The battle style is a combination of a board game and a slight variation on color-matching games. Randomized rolls will propel the player’s team, assembled by “unlocking" fighter with in-game items or in-app purchases, across the board. This is where the player will encounter other fighters, collectable items, traps, and boss battles.
There isn’t much substance to the board game, to be honest, but the levels are relatively short and don’t take much time to cross. At the end of each board is a final boss battle featuring one of many favorite characters of the Dragon Ball Z universe. Once you’ve completed a stage you have the choice of redoing it on Hard mode and then Z-Hard, which opens some alternate paths but is mainly just more of the same.
The battle sequences involve randomized alignments of multicolored “Ki" balls that can be matched to do damage to your opponent. A lot of it is chance but some strategy can be used by paying attention to “types" and their strengths and weaknesses.
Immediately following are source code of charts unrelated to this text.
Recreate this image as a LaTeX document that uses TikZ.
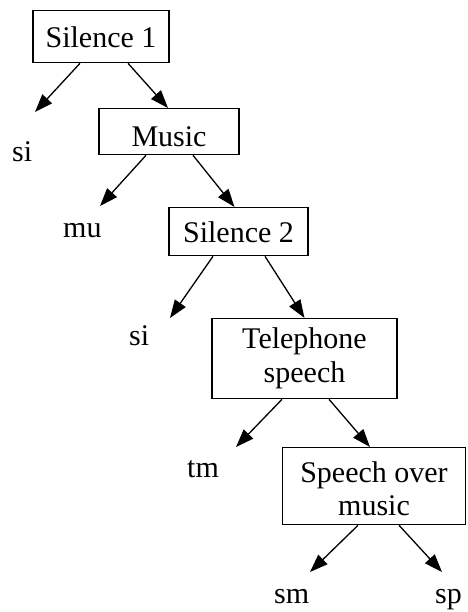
\documentclass[tikz,border=0pt]{standalone}
\usepackage{fontspec}
\setmainfont{Liberation Serif}
\usetikzlibrary{arrows.meta}

\begin{document}
\begin{tikzpicture}[x=1pt, y=-1pt,
    every node/.style={font=\fontsize{30}{34}\selectfont},
    classbox/.style={draw, line width=1.3pt, inner xsep=0pt, inner ysep=0pt,
                     align=center, anchor=north},
    leaf/.style={inner sep=0pt, anchor=base west},
    arr/.style={line width=1.3pt, -{Triangle[length=18pt, width=13pt]}}]
  \useasboundingbox (0,0) rectangle (467,612);

  % class boxes of the decision cascade
  \node[classbox, minimum width=136pt, text height=37pt, text depth=15pt]
    (s1) at (101,10) {Silence 1};
  \node[classbox, minimum width=140pt, text height=38pt, text depth=8pt]
    (mus) at (169,108) {Music};
  \node[classbox, minimum width=139pt, text height=35pt, text depth=13pt]
    (s2) at (238.5,207) {Silence 2};
  \node[classbox, minimum width=185pt, text height=64pt, text depth=16pt]
    (tel) at (304.5,318) {Telephone\\speech};
  \node[classbox, minimum width=183pt, text height=68pt, text depth=9pt,
        font=\fontsize{30}{33}\selectfont]
    (som) at (374,447) {Speech over\\music};

  % leaf labels
  \node[leaf] (si1) at (12,162) {si};
  \node[leaf] (mu)  at (63,237) {mu};
  \node[leaf] (si2) at (129,345) {si};
  \node[leaf] (tm)  at (187,477) {tm};
  \node[leaf] (sm)  at (274,603) {sm};
  \node[leaf] (sp)  at (435,603) {sp};

  % arrow tips that end above the leaf labels
  \coordinate (t1) at (35,112);
  \coordinate (t2) at (100,206);
  \coordinate (t3) at (170,318);
  \coordinate (t4) at (236,447);
  \coordinate (t5) at (310,572);
  \coordinate (t6) at (442,572);

  % connectors
  \draw[arr] ([xshift=-21pt]s1.south) -- (t1);
  \draw[arr] ([xshift=27pt]s1.south) -- ([xshift=-1pt]mus.north);
  \draw[arr] ([xshift=-23pt]mus.south) -- (t2);
  \draw[arr] ([xshift=24pt]mus.south) -- ([xshift=-4pt]s2.north);
  \draw[arr] ([xshift=-25.5pt]s2.south) -- (t3);
  \draw[arr] ([xshift=26.5pt]s2.south) -- (tel.north);
  \draw[arr] ([xshift=-22.5pt]tel.south) -- (t4);
  \draw[arr] ([xshift=24.5pt]tel.south) -- ([xshift=-4pt]som.north);
  \draw[arr] ([xshift=-16pt]som.south) -- (t5);
  \draw[arr] ([xshift=25pt]som.south) -- (t6);
\end{tikzpicture}
\end{document}
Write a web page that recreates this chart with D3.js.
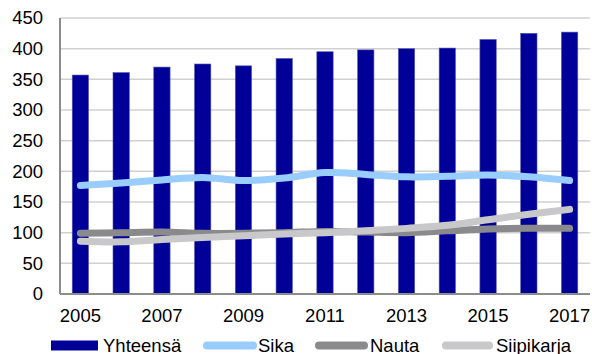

For example, red/STR is strong against yellow/PHY but is weak to blue/AGL. Changing the order of your fighters, dealt with three at a time at the bottom of the screen, can also help to guard against attacks and/or instigate special combo moves. You can also (try to) match the type of the character with there associated type of Ki for minor healing and special abilities. Mainly, though, you are at the whim of what colors of Ki the game gives you and how they are aligned on-screen.
Like its namesake, the game’s action sequences are fast-paced and exciting. Also like its namesake, there are lots of slow parts that upset the pacing of the story. For example, every time you summon a new character you will have to watch an often-slow-loading animation at Goku firing a Kamehameha at a planet for some reason. It’s small things like this that really slow the pace of the game down. Also, I wish there was a little bit more control involved with a) crossing the board (remember that “dice" rolls are randomized) and b) setting up your colored Ki matches. As it stands, sometimes all you can do is equip a few healing items and hope for the best.
The game will provide long-time DBZ fans with tepid amusement and loads of fun nostalgic moments. It’s a very average game that hides it’s lack of innovative content behind colorful characters from a much-beloved manga and TV series. Dragon Ball Z: Dokkan Battle is worth a try for fans of the franchise but is powered by fond childhood memories more so than solid content.